The executive order signed by President Clinton Friday to ease encryption export restrictions may impact export control lawsuits now in federal court, and has raised concern among followers of encryption policy that the order could affect future cases.
"We hope it doesn't affect the court cases or we'll be stuck chasing a moving target in the court system," said Alan Davidson, staff counsel for the Center for Democracy and Technology. "The Commerce Department will say the rules have changed, and then for us, it's back to square one."
Foremost among the cases is that of Daniel J. Bernstein, who has sued several federal agencies on grounds that his First Amendment rights were violated when he was required to obtain an export license from the State Department in order to publish the software code for his encryption program, Snuffle. The federal judge in the US district court case in San Francisco, Marilyn Hall Patel, is expected to rule in the coming weeks on whether Bernstein can teach his crypto plan at the University of Illinois at Chicago in January. Patel also will rule on a partial summary judgment motion to declare the export laws unconstitutionally broad and procedurally flawed.
"The judge has not been formally notified of the executive order, so it probably won't enter into this case, except in an informal way," said John Gilmore, co-founder of the Electronic Frontier Foundation, and technical adviser to Bernstein's attorneys. "I see the inclusion of some of the items in the executive order as more of a move to bolster the DOJ's legal arguments by making them come from an official source - the president, and eventually printed regulations."
Anthony Coppolino, the Department of Justice defense lawyer in the case, declined to comment.
In another export control lawsuit, Karn v. US Department of State, the government has already requested permission from the federal court of appeals to file briefs addressing the new encryption regulations once they come out, Gilmore said. Phillip Karn, who was denied permission to export two diskettes containing encryption source code from the book Applied Cryptography by Bruce Schneier, is appealing his case against the State Department.

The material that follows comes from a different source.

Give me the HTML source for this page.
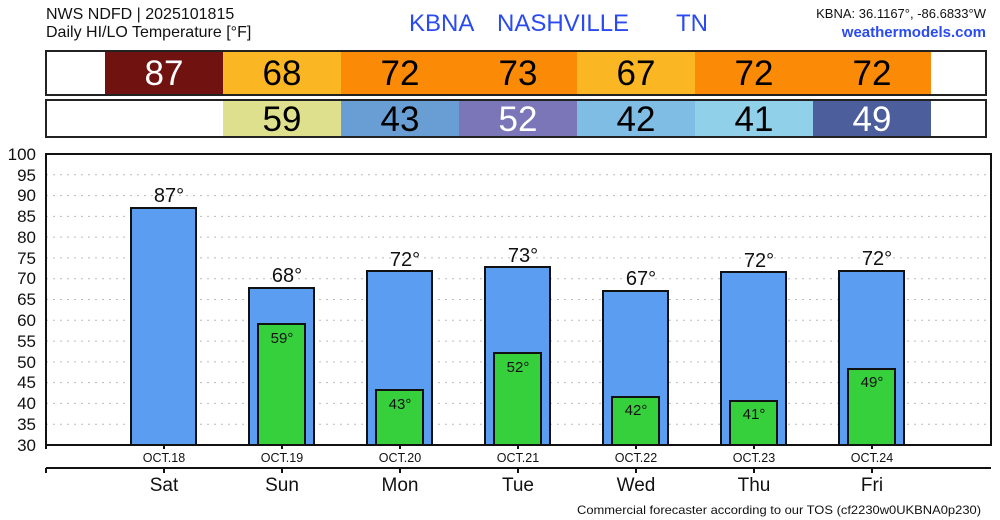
<!DOCTYPE html>
<html><head><meta charset="utf-8"><style>
body{margin:0;background:#fff;width:1000px;height:520px;overflow:hidden}
svg{display:block;font-family:"Liberation Sans","DejaVu Sans",sans-serif}
</style></head><body>
<svg width="1000" height="520" xmlns="http://www.w3.org/2000/svg">
<text x="46" y="19" font-size="16" fill="#111">NWS NDFD | 2025101815</text>
<text x="46" y="37" font-size="16" fill="#111">Daily HI/LO Temperature [°F]</text>
<text x="409" y="31" font-size="24" fill="#2a4bf0">KBNA</text>
<text x="497" y="31" font-size="24" fill="#2a4bf0">NASHVILLE</text>
<text x="676" y="31" font-size="24" fill="#2a4bf0">TN</text>
<text x="986" y="18" font-size="13" fill="#111" text-anchor="end">KBNA: 36.1167°, -86.6833°W</text>
<text x="986" y="37" font-size="15" font-weight="bold" fill="#2a4bf0" text-anchor="end">weathermodels.com</text>
<!-- HI row -->
<g font-size="35" text-anchor="middle">
<rect x="46" y="51" width="940" height="44" fill="#fff"/>
<rect x="105" y="51" width="118" height="44" fill="#6f1210"/>
<rect x="223" y="51" width="118" height="44" fill="#fbb623"/>
<rect x="341" y="51" width="118" height="44" fill="#fb8a06"/>
<rect x="459" y="51" width="118" height="44" fill="#fb8a06"/>
<rect x="577" y="51" width="118" height="44" fill="#fbb623"/>
<rect x="695" y="51" width="118" height="44" fill="#fb8a06"/>
<rect x="813" y="51" width="118" height="44" fill="#fb8a06"/>
<rect x="46" y="51" width="940" height="44" fill="none" stroke="#222" stroke-width="2"/>
<text x="164" y="85" fill="#fff">87</text>
<text x="282" y="85">68</text><text x="400" y="85">72</text><text x="518" y="85">73</text>
<text x="636" y="85">67</text><text x="754" y="85">72</text><text x="872" y="85">72</text>
<rect x="223" y="100" width="118" height="37" fill="#dfe08e"/>
<rect x="341" y="100" width="118" height="37" fill="#689ed4"/>
<rect x="459" y="100" width="118" height="37" fill="#7a76b8"/>
<rect x="577" y="100" width="118" height="37" fill="#7fbde4"/>
<rect x="695" y="100" width="118" height="37" fill="#90d0e8"/>
<rect x="813" y="100" width="118" height="37" fill="#4c5e9c"/>
<rect x="46" y="100" width="940" height="37" fill="none" stroke="#222" stroke-width="2"/>
<text x="282" y="131">59</text><text x="400" y="131">43</text><text x="518" y="131" fill="#fff">52</text>
<text x="636" y="131">42</text><text x="754" y="131">41</text><text x="872" y="131" fill="#fff">49</text>
</g>
<!-- grid -->
<g stroke="#bbb" stroke-width="1" stroke-dasharray="2,5">
<line x1="46" x2="991" y1="424.2" y2="424.2"/><line x1="46" x2="991" y1="403.4" y2="403.4"/>
<line x1="46" x2="991" y1="382.6" y2="382.6"/><line x1="46" x2="991" y1="361.9" y2="361.9"/>
<line x1="46" x2="991" y1="341.1" y2="341.1"/><line x1="46" x2="991" y1="320.3" y2="320.3"/>
<line x1="46" x2="991" y1="299.5" y2="299.5"/><line x1="46" x2="991" y1="278.7" y2="278.7"/>
<line x1="46" x2="991" y1="257.9" y2="257.9"/><line x1="46" x2="991" y1="237.1" y2="237.1"/>
<line x1="46" x2="991" y1="216.4" y2="216.4"/><line x1="46" x2="991" y1="195.6" y2="195.6"/>
<line x1="46" x2="991" y1="174.8" y2="174.8"/>
</g>
<g font-size="17" text-anchor="end" fill="#111">
<text x="36" y="451">30</text><text x="36" y="430">35</text><text x="36" y="409">40</text>
<text x="36" y="388">45</text><text x="36" y="368">50</text><text x="36" y="347">55</text>
<text x="36" y="326">60</text><text x="36" y="305">65</text><text x="36" y="284">70</text>
<text x="36" y="264">75</text><text x="36" y="243">80</text><text x="36" y="222">85</text>
<text x="36" y="201">90</text><text x="36" y="181">95</text><text x="36" y="160">100</text>
</g>
<!-- bars -->
<g stroke="#111" stroke-width="2" fill="#5b9df0">
<rect x="131" y="208" width="65" height="237"/>
<rect x="249" y="288" width="65" height="157"/>
<rect x="367" y="271" width="65" height="174"/>
<rect x="485" y="267" width="65" height="178"/>
<rect x="603" y="291" width="65" height="154"/>
<rect x="721" y="272" width="65" height="173"/>
<rect x="839" y="271" width="65" height="174"/>
</g>
<g stroke="#111" stroke-width="2" fill="#36d03c">
<rect x="258" y="324" width="47" height="121"/>
<rect x="376" y="390" width="47" height="55"/>
<rect x="494" y="353" width="47" height="92"/>
<rect x="612" y="397" width="47" height="48"/>
<rect x="730" y="401" width="47" height="44"/>
<rect x="848" y="369" width="47" height="76"/>
</g>
<g font-size="20" text-anchor="middle" fill="#111">
<text x="169" y="202">87°</text><text x="287" y="282">68°</text><text x="405" y="266">72°</text>
<text x="523" y="262">73°</text><text x="641" y="285">67°</text><text x="759" y="267">72°</text><text x="877" y="265">72°</text>
</g>
<g font-size="15" text-anchor="middle" fill="#111">
<text x="282" y="343">59°</text><text x="400" y="409">43°</text><text x="518" y="372">52°</text>
<text x="636" y="415">42°</text><text x="754" y="419">41°</text><text x="872" y="387">49°</text>
</g>
<!-- frame -->
<rect x="46" y="154" width="945" height="291" fill="none" stroke="#111" stroke-width="2"/>
<g stroke="#111" stroke-width="2">
<line x1="46" x2="991" y1="468" y2="468"/>
<line x1="46" x2="46" y1="445" y2="449"/><line x1="164" x2="164" y1="445" y2="449"/>
<line x1="282" x2="282" y1="445" y2="449"/><line x1="400" x2="400" y1="445" y2="449"/>
<line x1="518" x2="518" y1="445" y2="449"/><line x1="636" x2="636" y1="445" y2="449"/>
<line x1="754" x2="754" y1="445" y2="449"/><line x1="872" x2="872" y1="445" y2="449"/>
<line x1="46" x2="46" y1="468" y2="473"/><line x1="164" x2="164" y1="468" y2="473"/>
<line x1="282" x2="282" y1="468" y2="473"/><line x1="400" x2="400" y1="468" y2="473"/>
<line x1="518" x2="518" y1="468" y2="473"/><line x1="636" x2="636" y1="468" y2="473"/>
<line x1="754" x2="754" y1="468" y2="473"/><line x1="872" x2="872" y1="468" y2="473"/>
</g>
<g font-size="12.5" text-anchor="middle" fill="#111">
<text x="164" y="462">OCT.18</text><text x="282" y="462">OCT.19</text><text x="400" y="462">OCT.20</text>
<text x="518" y="462">OCT.21</text><text x="636" y="462">OCT.22</text><text x="754" y="462">OCT.23</text><text x="872" y="462">OCT.24</text>
</g>
<g font-size="19" text-anchor="middle" fill="#111">
<text x="164" y="491">Sat</text><text x="282" y="491">Sun</text><text x="400" y="491">Mon</text>
<text x="518" y="491">Tue</text><text x="636" y="491">Wed</text><text x="754" y="491">Thu</text><text x="872" y="491">Fri</text>
</g>
<text x="577" y="514" font-size="12" fill="#111" textLength="404" lengthAdjust="spacingAndGlyphs">Commercial forecaster according to our TOS (cf2230w0UKBNA0p230)</text>
</svg>
</body></html>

"I could see part of the new regulations even turning to the advantage of Phil Karn's lawyers," Gilmore said. "The unwritten policy that Karn was complaining about - that books are exportable, but ASCII images of books are not - is now written down and intended to become part of the regulations."
But others say the executive order will not change the dynamics in the cases. "It probably will not change much," said Stewart Baker, an attorney specializing in international and technology law. "Many of the changes in the executive order ... were aimed at making sure the arguments the government has already made in Karn and Bernstein remain true."
One thing appears to be true - that the White House had its eye on the pending cases when it drafted the executive order. "We knew it was an important case all along," Gilmore wrote of Bernstein in an email. "What is 100 percent clear now is that they know it, too."